To risk losing them again.. to risk the chance of having someone else raise the flesh of your flesh.. I really do not understand that.. I never had kids.. but I honestly think that I could not put their welfare below my drug of choice...

I think sometimes.. when an addict gets clean.. that life sometimes is too good.. there's no chaos.. and most addicts are chaos junkies... when there isnt enough.. we make some.. i know there are times even now.. when I do stupid shit and think.. Hmmm.. life gettin too good for you? Gotta mess something up?

So.. today was spent in treatment team meetings.. listening to she said.. she said.. and deciphering what is really going on.. Listening to one say.. MY ua will be clean.. swearing to it.. no WAY could it be dirty.. (I think).. yeah.. it was dirty.. But I just took one hit.. (No way)... the ones who got honest and said.. yeah.. i fucked up.. got to stay.. the one that went and got it.. and the other who lied about it.. they are gone.. one had her baby taken right then.. and the other.. we shall see in the morning when I have to call her P.O. and talk to him. Been trying to get her into another program that is longer.. hopefully that will work out.. if not.. It is the Union Gospel Mission.

These women have had tough lives.. they haven't had most of the things that most of us call necessities.. sometimes they didn't have food.. housing.. or just a safe place to sleep at night.. so.. can they really be blamed for not knowing how to provide that for their own children?

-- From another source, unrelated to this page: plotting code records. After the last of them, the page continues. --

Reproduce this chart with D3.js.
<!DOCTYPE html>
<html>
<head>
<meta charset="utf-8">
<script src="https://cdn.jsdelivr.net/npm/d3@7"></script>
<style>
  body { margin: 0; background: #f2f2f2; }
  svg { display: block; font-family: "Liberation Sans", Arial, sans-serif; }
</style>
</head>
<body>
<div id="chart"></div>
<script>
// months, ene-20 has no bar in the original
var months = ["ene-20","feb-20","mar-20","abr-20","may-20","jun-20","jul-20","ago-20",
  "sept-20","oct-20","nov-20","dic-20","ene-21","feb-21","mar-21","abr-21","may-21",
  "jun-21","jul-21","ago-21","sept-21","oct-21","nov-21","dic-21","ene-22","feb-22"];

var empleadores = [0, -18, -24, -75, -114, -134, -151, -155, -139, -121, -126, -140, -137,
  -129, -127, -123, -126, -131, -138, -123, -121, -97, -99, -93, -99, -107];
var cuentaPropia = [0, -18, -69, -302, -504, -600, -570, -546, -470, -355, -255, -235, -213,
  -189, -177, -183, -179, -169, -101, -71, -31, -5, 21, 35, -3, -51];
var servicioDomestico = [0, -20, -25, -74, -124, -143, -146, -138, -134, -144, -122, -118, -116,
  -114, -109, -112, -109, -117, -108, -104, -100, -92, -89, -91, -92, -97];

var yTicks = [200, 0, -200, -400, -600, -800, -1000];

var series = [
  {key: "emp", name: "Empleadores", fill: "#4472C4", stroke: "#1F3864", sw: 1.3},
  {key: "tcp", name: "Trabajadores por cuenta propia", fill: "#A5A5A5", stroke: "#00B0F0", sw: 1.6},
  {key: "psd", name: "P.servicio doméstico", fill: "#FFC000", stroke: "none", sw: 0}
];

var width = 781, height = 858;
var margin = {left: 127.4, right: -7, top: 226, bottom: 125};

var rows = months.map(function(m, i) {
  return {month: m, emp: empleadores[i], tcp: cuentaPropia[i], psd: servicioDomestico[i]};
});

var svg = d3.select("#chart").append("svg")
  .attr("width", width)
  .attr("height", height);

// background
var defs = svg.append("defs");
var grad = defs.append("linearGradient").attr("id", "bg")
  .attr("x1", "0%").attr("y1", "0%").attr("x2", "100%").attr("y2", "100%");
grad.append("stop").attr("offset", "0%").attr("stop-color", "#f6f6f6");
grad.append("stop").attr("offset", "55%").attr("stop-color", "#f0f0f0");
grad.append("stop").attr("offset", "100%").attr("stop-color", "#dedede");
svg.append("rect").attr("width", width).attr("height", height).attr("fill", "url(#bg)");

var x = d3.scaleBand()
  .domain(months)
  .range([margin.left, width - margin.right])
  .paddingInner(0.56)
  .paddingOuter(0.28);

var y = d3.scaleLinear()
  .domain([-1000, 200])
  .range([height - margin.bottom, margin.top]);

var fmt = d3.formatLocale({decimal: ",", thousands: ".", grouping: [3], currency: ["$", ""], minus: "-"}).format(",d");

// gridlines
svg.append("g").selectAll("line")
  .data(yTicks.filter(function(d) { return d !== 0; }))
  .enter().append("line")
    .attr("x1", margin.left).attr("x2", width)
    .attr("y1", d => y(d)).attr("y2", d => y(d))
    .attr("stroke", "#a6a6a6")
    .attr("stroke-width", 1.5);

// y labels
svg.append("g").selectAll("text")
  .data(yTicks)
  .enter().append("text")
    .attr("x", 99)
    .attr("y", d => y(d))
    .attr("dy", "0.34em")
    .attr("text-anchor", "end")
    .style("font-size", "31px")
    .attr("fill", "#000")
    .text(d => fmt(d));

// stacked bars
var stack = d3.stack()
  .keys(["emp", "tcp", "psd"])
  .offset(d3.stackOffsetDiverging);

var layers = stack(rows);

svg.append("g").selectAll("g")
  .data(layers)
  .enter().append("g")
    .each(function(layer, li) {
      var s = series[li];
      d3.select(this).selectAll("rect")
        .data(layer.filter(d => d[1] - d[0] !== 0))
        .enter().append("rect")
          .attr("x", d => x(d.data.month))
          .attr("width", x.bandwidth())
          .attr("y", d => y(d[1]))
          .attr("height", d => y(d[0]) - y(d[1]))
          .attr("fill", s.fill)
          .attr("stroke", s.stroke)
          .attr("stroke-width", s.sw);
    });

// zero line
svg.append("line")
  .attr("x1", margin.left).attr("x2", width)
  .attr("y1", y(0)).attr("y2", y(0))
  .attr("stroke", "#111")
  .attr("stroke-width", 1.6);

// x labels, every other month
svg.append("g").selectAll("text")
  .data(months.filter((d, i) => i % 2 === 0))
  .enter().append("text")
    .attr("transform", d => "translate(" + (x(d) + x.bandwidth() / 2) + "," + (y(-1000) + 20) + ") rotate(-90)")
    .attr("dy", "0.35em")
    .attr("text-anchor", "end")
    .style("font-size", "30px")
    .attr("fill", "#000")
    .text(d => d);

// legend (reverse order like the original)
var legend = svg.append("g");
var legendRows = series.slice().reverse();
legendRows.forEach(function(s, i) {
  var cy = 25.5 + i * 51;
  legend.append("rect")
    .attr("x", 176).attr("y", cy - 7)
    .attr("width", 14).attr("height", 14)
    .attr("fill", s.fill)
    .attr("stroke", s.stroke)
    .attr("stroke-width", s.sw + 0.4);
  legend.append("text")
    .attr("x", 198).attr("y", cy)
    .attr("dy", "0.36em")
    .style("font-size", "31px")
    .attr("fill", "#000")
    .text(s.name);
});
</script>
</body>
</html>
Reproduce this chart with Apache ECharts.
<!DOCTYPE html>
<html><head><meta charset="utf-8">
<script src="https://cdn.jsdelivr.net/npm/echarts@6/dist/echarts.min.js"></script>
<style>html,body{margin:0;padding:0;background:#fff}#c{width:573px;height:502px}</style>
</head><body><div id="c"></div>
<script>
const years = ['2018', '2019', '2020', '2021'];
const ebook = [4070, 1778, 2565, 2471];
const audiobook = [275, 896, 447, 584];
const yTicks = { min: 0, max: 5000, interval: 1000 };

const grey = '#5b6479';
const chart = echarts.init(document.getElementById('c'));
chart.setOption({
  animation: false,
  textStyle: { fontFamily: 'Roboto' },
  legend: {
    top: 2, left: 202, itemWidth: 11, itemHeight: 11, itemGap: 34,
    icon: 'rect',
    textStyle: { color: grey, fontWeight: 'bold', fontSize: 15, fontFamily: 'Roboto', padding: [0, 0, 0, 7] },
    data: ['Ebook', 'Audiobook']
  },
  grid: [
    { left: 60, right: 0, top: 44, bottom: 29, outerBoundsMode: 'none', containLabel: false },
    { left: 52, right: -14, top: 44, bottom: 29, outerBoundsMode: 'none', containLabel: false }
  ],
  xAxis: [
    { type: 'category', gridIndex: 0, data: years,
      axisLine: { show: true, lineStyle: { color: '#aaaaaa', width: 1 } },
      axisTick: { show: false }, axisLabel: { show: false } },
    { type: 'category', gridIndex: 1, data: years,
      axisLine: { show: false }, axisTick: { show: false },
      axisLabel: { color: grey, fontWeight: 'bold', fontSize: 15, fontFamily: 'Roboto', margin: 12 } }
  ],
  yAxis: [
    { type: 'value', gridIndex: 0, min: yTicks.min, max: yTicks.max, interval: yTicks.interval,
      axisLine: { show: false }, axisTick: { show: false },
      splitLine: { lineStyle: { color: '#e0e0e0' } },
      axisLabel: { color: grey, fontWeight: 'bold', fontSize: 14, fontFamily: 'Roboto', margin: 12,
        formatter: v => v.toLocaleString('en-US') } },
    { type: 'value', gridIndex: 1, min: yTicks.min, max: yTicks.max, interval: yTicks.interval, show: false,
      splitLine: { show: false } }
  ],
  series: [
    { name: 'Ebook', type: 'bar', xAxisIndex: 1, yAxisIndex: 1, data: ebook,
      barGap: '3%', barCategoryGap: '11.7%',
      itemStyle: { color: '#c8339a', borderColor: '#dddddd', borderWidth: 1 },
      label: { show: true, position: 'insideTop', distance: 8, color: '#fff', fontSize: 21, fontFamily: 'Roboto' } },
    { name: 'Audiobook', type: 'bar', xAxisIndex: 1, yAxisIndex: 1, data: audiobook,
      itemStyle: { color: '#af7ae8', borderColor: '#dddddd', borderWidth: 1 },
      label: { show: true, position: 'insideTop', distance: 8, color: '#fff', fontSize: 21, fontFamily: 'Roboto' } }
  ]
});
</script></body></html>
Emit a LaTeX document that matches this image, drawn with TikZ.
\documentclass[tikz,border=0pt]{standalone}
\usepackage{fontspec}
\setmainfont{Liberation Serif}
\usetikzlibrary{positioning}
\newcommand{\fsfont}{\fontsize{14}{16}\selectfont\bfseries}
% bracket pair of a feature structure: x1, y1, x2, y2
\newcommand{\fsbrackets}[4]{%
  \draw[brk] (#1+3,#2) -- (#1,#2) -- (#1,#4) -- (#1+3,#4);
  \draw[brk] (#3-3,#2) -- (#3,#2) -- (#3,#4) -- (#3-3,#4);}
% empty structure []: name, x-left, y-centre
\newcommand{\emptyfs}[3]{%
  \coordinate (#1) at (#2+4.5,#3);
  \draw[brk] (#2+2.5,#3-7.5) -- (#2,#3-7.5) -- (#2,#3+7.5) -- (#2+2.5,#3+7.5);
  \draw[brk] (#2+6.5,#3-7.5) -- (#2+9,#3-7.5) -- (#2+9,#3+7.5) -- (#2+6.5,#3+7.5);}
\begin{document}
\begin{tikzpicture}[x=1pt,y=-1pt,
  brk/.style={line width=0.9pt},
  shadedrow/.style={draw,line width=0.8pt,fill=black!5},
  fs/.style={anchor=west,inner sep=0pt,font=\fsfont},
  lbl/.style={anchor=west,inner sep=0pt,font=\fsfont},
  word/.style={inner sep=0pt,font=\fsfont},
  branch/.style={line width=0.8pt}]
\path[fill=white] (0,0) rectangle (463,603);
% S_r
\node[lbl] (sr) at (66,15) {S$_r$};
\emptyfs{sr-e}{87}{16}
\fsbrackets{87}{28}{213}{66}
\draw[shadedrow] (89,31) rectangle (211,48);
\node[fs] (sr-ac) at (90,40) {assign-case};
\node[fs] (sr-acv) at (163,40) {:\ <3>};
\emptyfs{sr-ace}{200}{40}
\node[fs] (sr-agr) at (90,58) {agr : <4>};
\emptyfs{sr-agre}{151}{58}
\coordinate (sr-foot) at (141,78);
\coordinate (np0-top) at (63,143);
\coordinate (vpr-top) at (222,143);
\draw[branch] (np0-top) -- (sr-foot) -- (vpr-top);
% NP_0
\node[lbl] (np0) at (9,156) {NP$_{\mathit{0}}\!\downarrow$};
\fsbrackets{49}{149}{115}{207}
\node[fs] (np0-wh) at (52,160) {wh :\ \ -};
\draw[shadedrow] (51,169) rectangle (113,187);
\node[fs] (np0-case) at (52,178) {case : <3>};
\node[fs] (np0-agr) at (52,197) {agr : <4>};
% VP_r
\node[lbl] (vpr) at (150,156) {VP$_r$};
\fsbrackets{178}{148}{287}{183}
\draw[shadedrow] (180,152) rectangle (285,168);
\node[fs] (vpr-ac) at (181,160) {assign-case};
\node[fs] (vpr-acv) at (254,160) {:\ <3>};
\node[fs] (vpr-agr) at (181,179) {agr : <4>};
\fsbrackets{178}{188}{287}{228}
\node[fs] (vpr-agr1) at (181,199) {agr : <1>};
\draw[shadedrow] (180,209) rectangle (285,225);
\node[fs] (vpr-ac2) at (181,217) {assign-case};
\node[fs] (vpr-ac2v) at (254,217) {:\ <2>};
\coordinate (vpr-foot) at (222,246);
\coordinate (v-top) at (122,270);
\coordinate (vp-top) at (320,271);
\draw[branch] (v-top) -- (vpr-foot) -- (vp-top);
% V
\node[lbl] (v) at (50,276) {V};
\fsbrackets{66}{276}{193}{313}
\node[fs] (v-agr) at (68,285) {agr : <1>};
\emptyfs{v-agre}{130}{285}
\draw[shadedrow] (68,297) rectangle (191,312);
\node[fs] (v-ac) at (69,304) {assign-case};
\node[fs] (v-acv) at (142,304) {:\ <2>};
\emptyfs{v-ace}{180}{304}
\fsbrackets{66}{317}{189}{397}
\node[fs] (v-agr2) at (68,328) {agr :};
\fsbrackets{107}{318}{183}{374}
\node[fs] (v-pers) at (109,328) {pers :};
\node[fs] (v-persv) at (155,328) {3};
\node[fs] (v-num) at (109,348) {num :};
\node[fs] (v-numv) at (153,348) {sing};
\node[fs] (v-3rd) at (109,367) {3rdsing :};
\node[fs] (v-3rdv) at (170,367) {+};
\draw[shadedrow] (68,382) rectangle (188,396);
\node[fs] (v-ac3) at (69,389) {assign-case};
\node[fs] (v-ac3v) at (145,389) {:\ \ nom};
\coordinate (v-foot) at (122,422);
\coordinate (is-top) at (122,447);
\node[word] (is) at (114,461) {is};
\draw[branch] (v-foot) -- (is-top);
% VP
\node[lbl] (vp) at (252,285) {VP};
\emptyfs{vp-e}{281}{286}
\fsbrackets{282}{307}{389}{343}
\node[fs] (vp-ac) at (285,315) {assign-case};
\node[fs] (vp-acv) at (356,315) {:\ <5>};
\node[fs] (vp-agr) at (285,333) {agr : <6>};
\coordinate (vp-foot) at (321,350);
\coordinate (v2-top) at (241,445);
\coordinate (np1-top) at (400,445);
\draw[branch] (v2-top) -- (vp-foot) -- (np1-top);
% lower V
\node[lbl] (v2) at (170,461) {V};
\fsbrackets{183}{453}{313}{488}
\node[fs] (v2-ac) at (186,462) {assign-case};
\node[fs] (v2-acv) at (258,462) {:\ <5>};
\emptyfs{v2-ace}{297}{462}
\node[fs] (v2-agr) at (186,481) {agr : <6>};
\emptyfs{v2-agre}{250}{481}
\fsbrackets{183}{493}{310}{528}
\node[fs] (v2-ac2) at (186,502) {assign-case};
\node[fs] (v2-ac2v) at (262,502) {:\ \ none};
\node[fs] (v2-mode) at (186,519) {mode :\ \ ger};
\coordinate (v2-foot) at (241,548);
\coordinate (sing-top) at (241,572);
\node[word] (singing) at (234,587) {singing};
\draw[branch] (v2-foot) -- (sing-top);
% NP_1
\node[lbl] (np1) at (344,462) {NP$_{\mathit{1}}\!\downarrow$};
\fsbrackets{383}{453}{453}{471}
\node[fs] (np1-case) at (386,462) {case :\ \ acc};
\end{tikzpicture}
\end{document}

Have we as a country failed at keeping our children safe and cared for enough so that they know how to care for and keep safe their own children? Do we do enough to stop our children from having children? Do we do enough for US.. or are we too busy doing it for other countries?

Just a thought....

1 comment:

Unknown said...

(my personal favorite is the argument that we shouldn't offer condoms in public school because it encourages promiscuous behavior...like they're not already DOING IT!!!!)